Luce Ristorante e Enoteca
While some Italian eateries trot out canned olives and call it a day, this Huebner Oaks mainstay gives antipasti its proper due. There’s more than a dozen ways to start a meal, from a overflowing salumi plate served with grilled squash to practically buoyant arancini in Bolognese. As Luce’s tiny brinies? The olivos plate is a standard-bearer with buttery castelvetranos, salty-sweet cerignolas, and oil-cured Sicialian black olives.
We’ve yet to find a more extravagant dish in San Antonio than the granchio e tartufo prepared tableside at The Fairmount Hotel’s flagship restaurant.
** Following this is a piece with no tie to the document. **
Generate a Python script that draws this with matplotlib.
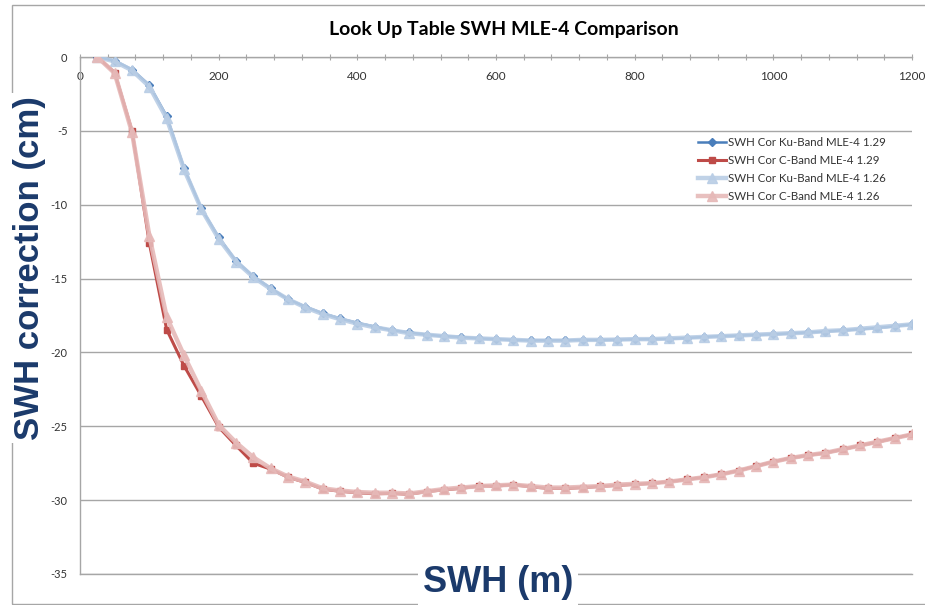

Fresh tagliatelle is tossed in a hulking wheel of Grana Padano cheese and finished off with brown butter jumbo lump crab and a few flakes of truffle while guests soak in envious glances from fellow diners. Unlike those places that dust gold leaf on food for the ‘gram, Nonna’s grand creation is as much of a treat for the palate as the eyes.
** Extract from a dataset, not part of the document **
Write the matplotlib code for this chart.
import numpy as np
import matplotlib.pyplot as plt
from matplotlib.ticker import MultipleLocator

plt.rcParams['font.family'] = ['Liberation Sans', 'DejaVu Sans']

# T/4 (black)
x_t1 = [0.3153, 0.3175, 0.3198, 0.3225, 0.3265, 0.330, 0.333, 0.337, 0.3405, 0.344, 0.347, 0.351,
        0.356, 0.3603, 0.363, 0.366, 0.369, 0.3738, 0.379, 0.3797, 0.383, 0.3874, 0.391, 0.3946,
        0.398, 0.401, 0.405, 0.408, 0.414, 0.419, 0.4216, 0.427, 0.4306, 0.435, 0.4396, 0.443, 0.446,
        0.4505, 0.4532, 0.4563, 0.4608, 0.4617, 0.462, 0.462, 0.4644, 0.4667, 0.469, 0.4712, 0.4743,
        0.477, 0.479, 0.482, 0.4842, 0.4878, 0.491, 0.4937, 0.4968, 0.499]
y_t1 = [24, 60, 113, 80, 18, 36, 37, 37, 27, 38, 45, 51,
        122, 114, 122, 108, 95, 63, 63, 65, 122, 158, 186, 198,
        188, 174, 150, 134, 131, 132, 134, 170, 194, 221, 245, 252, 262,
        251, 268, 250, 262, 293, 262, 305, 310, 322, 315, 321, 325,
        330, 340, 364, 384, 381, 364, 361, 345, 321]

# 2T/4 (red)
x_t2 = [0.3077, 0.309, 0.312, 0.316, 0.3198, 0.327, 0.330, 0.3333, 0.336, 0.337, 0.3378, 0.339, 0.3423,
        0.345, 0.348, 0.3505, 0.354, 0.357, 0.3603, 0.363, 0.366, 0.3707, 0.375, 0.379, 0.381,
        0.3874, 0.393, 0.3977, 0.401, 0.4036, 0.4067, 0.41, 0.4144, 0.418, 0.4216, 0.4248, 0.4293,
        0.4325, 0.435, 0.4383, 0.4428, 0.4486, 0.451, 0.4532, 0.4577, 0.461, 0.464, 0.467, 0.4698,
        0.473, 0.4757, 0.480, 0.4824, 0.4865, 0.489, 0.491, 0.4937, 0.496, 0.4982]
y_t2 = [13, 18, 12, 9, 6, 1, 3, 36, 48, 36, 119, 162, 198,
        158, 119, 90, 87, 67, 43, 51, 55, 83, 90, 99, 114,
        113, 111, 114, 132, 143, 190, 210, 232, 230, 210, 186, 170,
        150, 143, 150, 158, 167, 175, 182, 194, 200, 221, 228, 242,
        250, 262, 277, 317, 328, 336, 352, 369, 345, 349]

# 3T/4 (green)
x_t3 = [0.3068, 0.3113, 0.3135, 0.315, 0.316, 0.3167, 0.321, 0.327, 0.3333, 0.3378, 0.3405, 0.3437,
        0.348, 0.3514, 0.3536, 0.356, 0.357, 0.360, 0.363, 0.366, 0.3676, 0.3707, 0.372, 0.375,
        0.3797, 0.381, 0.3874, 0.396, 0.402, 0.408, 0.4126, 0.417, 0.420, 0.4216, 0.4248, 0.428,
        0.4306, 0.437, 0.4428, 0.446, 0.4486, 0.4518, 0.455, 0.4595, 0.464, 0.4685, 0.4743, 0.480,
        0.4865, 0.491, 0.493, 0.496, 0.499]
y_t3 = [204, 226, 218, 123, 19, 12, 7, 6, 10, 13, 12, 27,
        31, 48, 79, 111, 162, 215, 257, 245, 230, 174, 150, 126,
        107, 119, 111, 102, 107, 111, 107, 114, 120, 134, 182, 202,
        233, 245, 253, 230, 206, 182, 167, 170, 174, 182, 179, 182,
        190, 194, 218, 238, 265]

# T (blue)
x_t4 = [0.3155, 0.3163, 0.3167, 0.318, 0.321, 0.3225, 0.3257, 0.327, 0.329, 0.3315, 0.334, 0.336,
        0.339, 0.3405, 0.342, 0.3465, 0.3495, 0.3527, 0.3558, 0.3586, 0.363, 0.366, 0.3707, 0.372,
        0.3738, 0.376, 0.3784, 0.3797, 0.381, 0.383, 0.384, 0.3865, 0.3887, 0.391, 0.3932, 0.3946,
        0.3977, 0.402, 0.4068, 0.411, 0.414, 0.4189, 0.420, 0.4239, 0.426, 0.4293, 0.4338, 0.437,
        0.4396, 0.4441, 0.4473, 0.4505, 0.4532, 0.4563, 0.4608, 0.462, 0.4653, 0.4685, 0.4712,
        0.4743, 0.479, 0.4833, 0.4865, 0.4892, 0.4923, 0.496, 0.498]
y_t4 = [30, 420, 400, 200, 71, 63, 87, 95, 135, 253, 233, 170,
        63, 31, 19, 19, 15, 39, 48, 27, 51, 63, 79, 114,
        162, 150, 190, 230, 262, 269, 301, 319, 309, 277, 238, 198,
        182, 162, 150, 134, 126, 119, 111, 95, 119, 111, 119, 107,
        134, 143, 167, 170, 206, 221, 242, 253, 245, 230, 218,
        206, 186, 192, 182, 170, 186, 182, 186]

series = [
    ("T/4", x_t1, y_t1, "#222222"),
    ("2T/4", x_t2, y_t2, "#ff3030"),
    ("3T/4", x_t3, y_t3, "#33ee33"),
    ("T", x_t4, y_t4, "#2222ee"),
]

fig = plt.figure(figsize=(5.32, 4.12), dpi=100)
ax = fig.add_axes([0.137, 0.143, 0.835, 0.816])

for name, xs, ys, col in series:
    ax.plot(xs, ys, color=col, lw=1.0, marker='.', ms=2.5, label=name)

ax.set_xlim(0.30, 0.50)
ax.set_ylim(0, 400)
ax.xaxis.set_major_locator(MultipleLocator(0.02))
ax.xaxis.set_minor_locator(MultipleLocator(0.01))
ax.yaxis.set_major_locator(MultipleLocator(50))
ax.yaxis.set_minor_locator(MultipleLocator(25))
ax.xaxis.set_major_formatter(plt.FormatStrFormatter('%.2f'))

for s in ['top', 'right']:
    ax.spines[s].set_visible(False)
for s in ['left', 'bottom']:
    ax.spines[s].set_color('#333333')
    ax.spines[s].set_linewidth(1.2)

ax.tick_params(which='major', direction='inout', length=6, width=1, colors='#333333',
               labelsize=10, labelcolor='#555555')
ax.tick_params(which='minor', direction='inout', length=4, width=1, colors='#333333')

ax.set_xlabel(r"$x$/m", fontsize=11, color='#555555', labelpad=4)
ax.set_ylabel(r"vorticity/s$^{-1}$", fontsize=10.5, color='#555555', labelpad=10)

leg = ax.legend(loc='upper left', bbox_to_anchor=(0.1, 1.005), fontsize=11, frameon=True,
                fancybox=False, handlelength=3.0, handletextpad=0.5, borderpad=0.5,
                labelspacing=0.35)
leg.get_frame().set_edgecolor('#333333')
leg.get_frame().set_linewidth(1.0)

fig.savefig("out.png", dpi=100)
Technically, this Alamo Quarry favorite is a chain, but every restaurant under the Piatti umbrella is allowed to do things its own way. At this location, that means there are plenty of lighter choices like Parmesan-crusted flounder with sautéed broccolini, shaved zucchini “tagliatelli” with grilled chicken, and penne in a walnut arugula pesto served alongside wicked mains like a Fred Flintstone pork chop with garlic white cheddar scalloped potatoes.
San Antonio’s foodies, of course, already known this name. Jason Dady’s Italian restaurant has been impressing diners for a decade. Still, the new-ish location at the San Antonio Museum of Art manages to breath new life into the brand. Sit under the staghorn fern and driftwood installation with an Italian Spritz and a light fusilli with heirloom tomatoes, fresh jalapeño, and summer corn.
Umberto’s Italian Grill
Blame it on Sbarro, but red sauce Italian cooking has developed a bad reputation, with many spots best suited to picky toddlers. Thankfully, this strip-mall spot redeems the cuisine with an exuberant marinara that wakes up everything from hearty beef lasagne to classic chicken Parmesan. Take a break from gummy, broken penne. Umberto’s pasta has bite.